The Importance of Good Quality Flats

The Importance of Good Quality Flats

I’ve been struggling a bit lately with my QHY9 and getting quality results.  Some of these have been driver issues (I accidentally cracked the screen on my netbook which usually runs my system, so switched to my other laptop, and something isn’t installed quite right).  I’ve come to two conclusions in the last day or so, and they revolve around the importance of quality flats.

I built a lightbox a while ago for flats, and while its big and bulky, it works well.  I didn’t realize just how well until I was lazy and took some sky flats on my setup, and could not figure out why my narrrowband images were “wonky”.  I re-ran everything using the lightbox, and well, the results speak for them selves.  Here’s the Oiii and Ha subs (onlyu 90 mins and 80mins respectively) before and after flats.

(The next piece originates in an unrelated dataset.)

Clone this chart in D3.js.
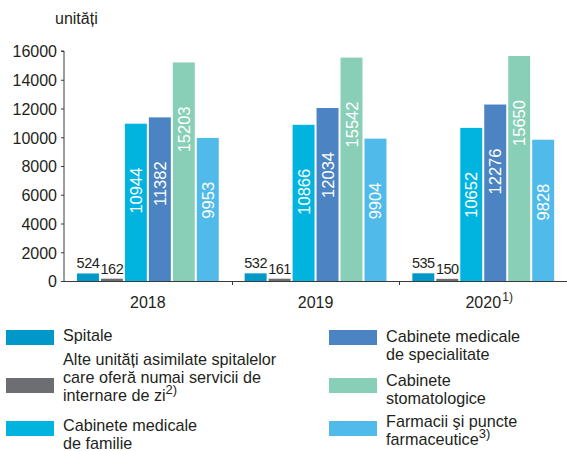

Here’s a great example of the difference in detail level you can achieve with proper   flats.  The images on the left are with skyflats, and the images on the right are with the flatbox.  This is with the auto STF stretch in pixinsight applied.  (The images are from the central area of NGC 2264).  Ha on top, Oii on bottom.  The right side images clearly have way more detail and much less vignetting.  In all cases, dark flats have been applied in order to account for the read noise and sensor noise.



flats comparison


You may not be able to see the full difference in the screenshot as the jpg compression plays a bit of havoc, but you can see (moreso in the Oiii data) that vingetting is mostly gone, and there are no harsh gradiants.  Once I have more data, this should make for a much better result.

I’ve seen lots of people nix the concept of putting a lot of effort into flats, but I think that they are wrong – a proper flat goes a long, long way to the best possible final image.